(Rows from a dataset of charts and code)
_____

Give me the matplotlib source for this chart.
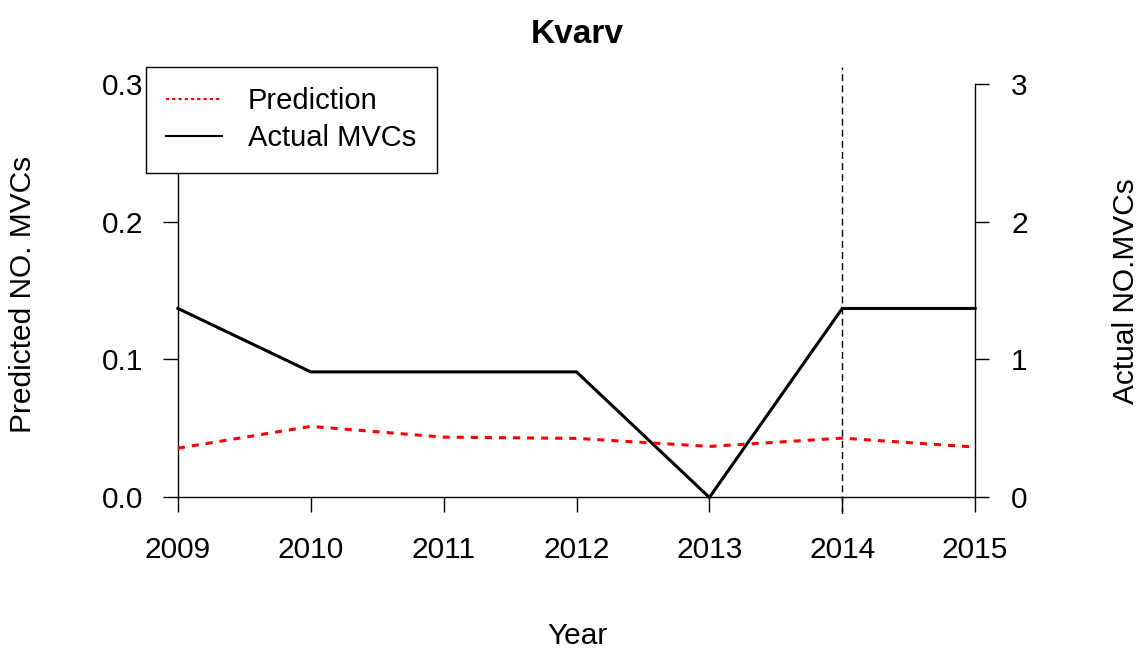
import matplotlib
matplotlib.use("Agg")
import matplotlib.pyplot as plt
from matplotlib.lines import Line2D

years = [2009, 2010, 2011, 2012, 2013, 2014, 2015]
prediction = [0.0357, 0.0515, 0.0437, 0.0428, 0.0370, 0.0430, 0.0365]
actual = [1.37, 0.91, 0.91, 0.91, 0.0, 1.37, 1.37]
left_ticks = [0.0, 0.1, 0.2, 0.3]
left_labels = ["0.0", "0.1", "0.2", "0.3"]
right_ticks = [0, 1, 2, 3]
cut_year = 2014

plt.rcParams['font.family'] = ['Liberation Sans', 'DejaVu Sans']
FS = 21.5

W, H = 1145, 651
fig = plt.figure(figsize=(W / 100, H / 100), dpi=100)
x0, x1, y0, y1 = 146, 1007, 67, 514
ax = fig.add_axes([x0 / W, 1 - y1 / H, (x1 - x0) / W, (y1 - y0) / H])

ax.set_xlim(2009 - 0.24, 2015 + 0.24)
ax.set_ylim(-0.012, 0.312)

ax2 = ax.twinx()
ax2.set_ylim(-0.12, 3.12)

for a in (ax, ax2):
    for s in a.spines.values():
        s.set_visible(False)
ax.spines['left'].set_visible(True)
ax.spines['left'].set_position(('data', 2009))
ax.spines['left'].set_bounds(0, 0.3)
ax.spines['bottom'].set_visible(True)
ax.spines['bottom'].set_position(('data', 0))
ax.spines['bottom'].set_bounds(2009, 2015)
ax2.spines['right'].set_visible(True)
ax2.spines['right'].set_position(('data', 2015))
ax2.spines['right'].set_bounds(0, 3)
for s in (ax.spines['left'], ax.spines['bottom'], ax2.spines['right']):
    s.set_linewidth(1.0)
    s.set_color('black')

ax.set_xticks(years)
ax.set_xticklabels([str(y) for y in years], fontsize=FS)
ax.set_yticks(left_ticks)
ax.set_yticklabels(left_labels, fontsize=FS)
ax2.set_yticks(right_ticks)
ax2.set_yticklabels([str(t) for t in right_ticks], fontsize=FS)
ax.tick_params(axis='x', length=11, width=1.0, pad=17, direction='out')
ax.tick_params(axis='y', length=11, width=1.0, pad=14, direction='out')
ax2.tick_params(axis='y', length=10, width=1.0, pad=16, direction='out')

ax.plot(years, prediction, color='red', lw=2.2, linestyle=(0, (2.3, 2.3)), zorder=3)
ax2.plot(years, actual, color='black', lw=2.2, solid_joinstyle='miter', zorder=3)
ax.axvline(cut_year, color='black', lw=1.0, linestyle=(0, (5, 3)))

handles = [Line2D([], [], color='red', lw=1.5, linestyle=(0, (1.5, 1.5))),
           Line2D([], [], color='black', lw=1.5)]
leg = ax.legend(handles, ['Prediction', 'Actual MVCs'], loc='upper left',
                bbox_to_anchor=(0, 1), borderaxespad=0, fontsize=21,
                fancybox=False, edgecolor='black', framealpha=1,
                handlelength=1.9, handletextpad=0.9, borderpad=0.7,
                labelspacing=0.3)
leg.get_frame().set_linewidth(1.0)
ax2.set_zorder(ax.get_zorder() - 1)
ax.patch.set_visible(False)

fig.text(577 / W, 1 - 43 / H, 'Kvarv', fontsize=24, fontweight='bold',
         ha='center', va='baseline')
fig.text(578 / W, 1 - 644 / H, 'Year', fontsize=FS, ha='center', va='baseline')
fig.text(23 / W, 1 - 294 / H, 'Predicted NO. MVCs', fontsize=FS, rotation=90,
         ha='center', va='center')
fig.text(1126 / W, 1 - 291 / H, 'Actual NO.MVCs', fontsize=FS, rotation=90,
         ha='center', va='center')

fig.savefig('out.png', dpi=100)
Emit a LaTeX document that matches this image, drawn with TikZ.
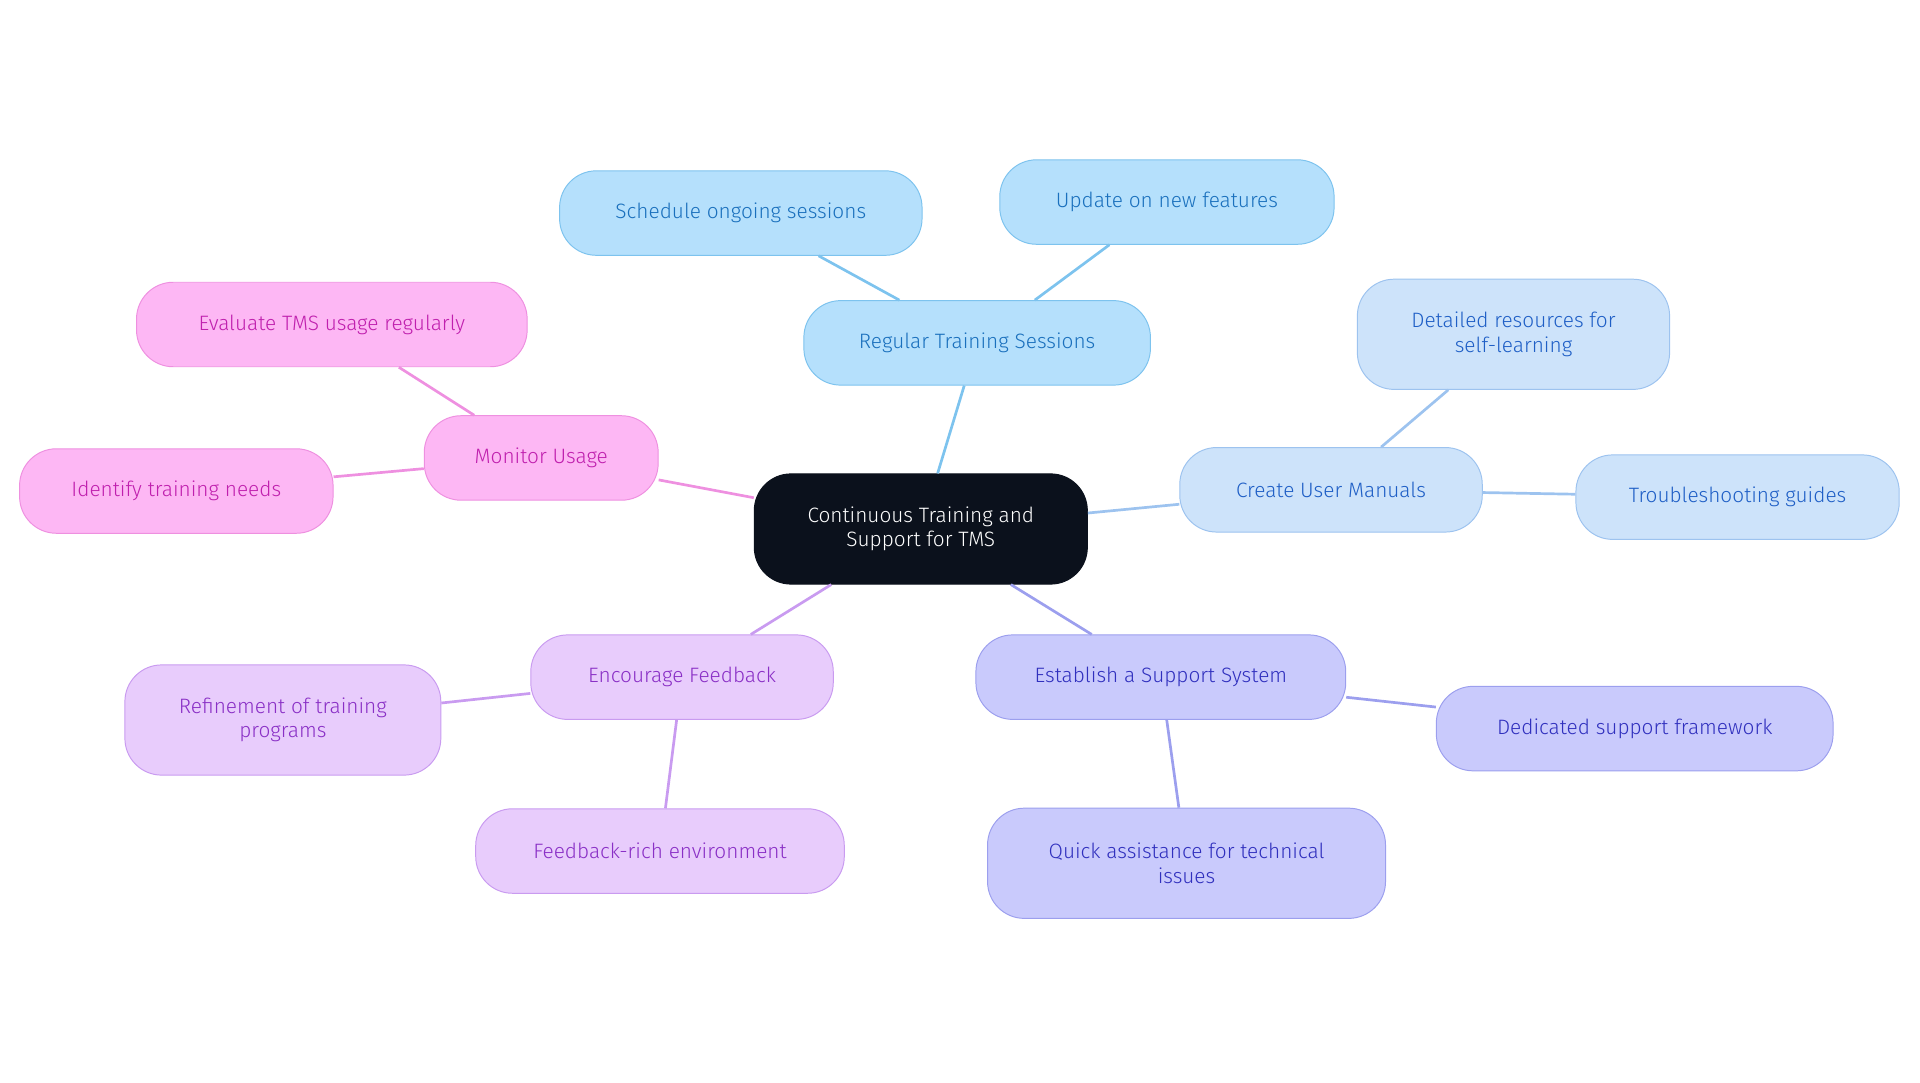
\documentclass[tikz,border=0pt]{standalone}
\usepackage{fontspec}
\setmainfont{Fira Sans}[UprightFont=*-Light]
\usepackage{xcolor}
\usetikzlibrary{positioning}
\definecolor{rootFill}{HTML}{0B111C}
\definecolor{trainFill}{HTML}{B5E0FC}\definecolor{trainLine}{HTML}{7DC3EE}\definecolor{trainText}{HTML}{1A70BD}
\definecolor{manFill}{HTML}{CDE3FA}\definecolor{manLine}{HTML}{9DC3EF}\definecolor{manText}{HTML}{1F5FC6}
\definecolor{supFill}{HTML}{C9CAFC}\definecolor{supLine}{HTML}{9C9FEE}\definecolor{supText}{HTML}{3030BE}
\definecolor{fbFill}{HTML}{E8CCFC}\definecolor{fbLine}{HTML}{C99BF0}\definecolor{fbText}{HTML}{8A30C6}
\definecolor{monFill}{HTML}{FDB7F4}\definecolor{monLine}{HTML}{EE90E0}\definecolor{monText}{HTML}{C020AE}
\tikzset{
    topic/.style={rectangle, rounded corners=30pt, thick, align=center, minimum height=69pt, inner sep=2pt, font=\fontsize{17}{20}\selectfont},
    root/.style={topic, fill=rootFill, draw=rootFill, text=white, minimum height=90pt},
    train/.style={topic, fill=trainFill, draw=trainLine, text=trainText},
    man/.style={topic, fill=manFill, draw=manLine, text=manText},
    sup/.style={topic, fill=supFill, draw=supLine, text=supText},
    fb/.style={topic, fill=fbFill, draw=fbLine, text=fbText},
    mon/.style={topic, fill=monFill, draw=monLine, text=monText},
    link/.style={line width=2.2pt}
}
\begin{document}
\begin{tikzpicture}[x=1pt, y=-1pt]
    \useasboundingbox (0,0) rectangle (1568,884);
    % Centre
    \node[root, minimum width=272pt] (C) at (752,432) {Continuous Training and\\Support for TMS};
    % Training
    \node[train, minimum width=283pt] (T) at (798,280) {Regular Training Sessions};
    \node[train, minimum width=296pt] (T1) at (605,174) {Schedule ongoing sessions};
    \node[train, minimum width=273pt] (T2) at (953,165) {Update on new features};
    % Manuals
    \node[man, minimum width=247pt] (M) at (1087,400) {Create User Manuals};
    \node[man, minimum width=255pt, minimum height=90pt] (M1) at (1236,273) {Detailed resources for\\self-learning};
    \node[man, minimum width=264pt] (M2) at (1419,406) {Troubleshooting guides};
    % Support
    \node[sup, minimum width=302pt] (S) at (948,553) {Establish a Support System};
    \node[sup, minimum width=324pt] (S1) at (1335,595) {Dedicated support framework};
    \node[sup, minimum width=325pt, minimum height=90pt] (S2) at (969,705) {Quick assistance for technical\\issues};
    % Feedback
    \node[fb, minimum width=247pt] (F) at (557,553) {Encourage Feedback};
    \node[fb, minimum width=258pt, minimum height=90pt] (F1) at (231,588) {Refinement of training\\programs};
    \node[fb, minimum width=301pt] (F2) at (539,695) {Feedback-rich environment};
    % Monitor
    \node[mon, minimum width=191pt] (U) at (442,374) {Monitor Usage};
    \node[mon, minimum width=319pt] (U1) at (271,265) {Evaluate TMS usage regularly};
    \node[mon, minimum width=256pt] (U2) at (144,401) {Identify training needs};

    \begin{scope}[on background layer/.style={}]
    \draw[link, trainLine] (C) -- (T) (T) -- (T1) (T) -- (T2);
    \draw[link, manLine] (C) -- (M) (M) -- (M1) (M) -- (M2);
    \draw[link, supLine] (C) -- (S) (S) -- (S1) (S) -- (S2);
    \draw[link, fbLine] (C) -- (F) (F) -- (F1) (F) -- (F2);
    \draw[link, monLine] (C) -- (U) (U) -- (U1) (U) -- (U2);
    \end{scope}
\end{tikzpicture}
\end{document}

_____

> **Written exercise**
Return only the lines running from the top of the data to the line that holds "width=1.0, pad=16, direction='out')". Include both of those lines, but skip the pictures.

> **Output of the exercise**
Give me the matplotlib source for this chart.
import matplotlib
matplotlib.use("Agg")
import matplotlib.pyplot as plt
from matplotlib.lines import Line2D

years = [2009, 2010, 2011, 2012, 2013, 2014, 2015]
prediction = [0.0357, 0.0515, 0.0437, 0.0428, 0.0370, 0.0430, 0.0365]
actual = [1.37, 0.91, 0.91, 0.91, 0.0, 1.37, 1.37]
left_ticks = [0.0, 0.1, 0.2, 0.3]
left_labels = ["0.0", "0.1", "0.2", "0.3"]
right_ticks = [0, 1, 2, 3]
cut_year = 2014

plt.rcParams['font.family'] = ['Liberation Sans', 'DejaVu Sans']
FS = 21.5

W, H = 1145, 651
fig = plt.figure(figsize=(W / 100, H / 100), dpi=100)
x0, x1, y0, y1 = 146, 1007, 67, 514
ax = fig.add_axes([x0 / W, 1 - y1 / H, (x1 - x0) / W, (y1 - y0) / H])

ax.set_xlim(2009 - 0.24, 2015 + 0.24)
ax.set_ylim(-0.012, 0.312)

ax2 = ax.twinx()
ax2.set_ylim(-0.12, 3.12)

for a in (ax, ax2):
    for s in a.spines.values():
        s.set_visible(False)
ax.spines['left'].set_visible(True)
ax.spines['left'].set_position(('data', 2009))
ax.spines['left'].set_bounds(0, 0.3)
ax.spines['bottom'].set_visible(True)
ax.spines['bottom'].set_position(('data', 0))
ax.spines['bottom'].set_bounds(2009, 2015)
ax2.spines['right'].set_visible(True)
ax2.spines['right'].set_position(('data', 2015))
ax2.spines['right'].set_bounds(0, 3)
for s in (ax.spines['left'], ax.spines['bottom'], ax2.spines['right']):
    s.set_linewidth(1.0)
    s.set_color('black')

ax.set_xticks(years)
ax.set_xticklabels([str(y) for y in years], fontsize=FS)
ax.set_yticks(left_ticks)
ax.set_yticklabels(left_labels, fontsize=FS)
ax2.set_yticks(right_ticks)
ax2.set_yticklabels([str(t) for t in right_ticks], fontsize=FS)
ax.tick_params(axis='x', length=11, width=1.0, pad=17, direction='out')
ax.tick_params(axis='y', length=11, width=1.0, pad=14, direction='out')
ax2.tick_params(axis='y', length=10, width=1.0, pad=16, direction='out')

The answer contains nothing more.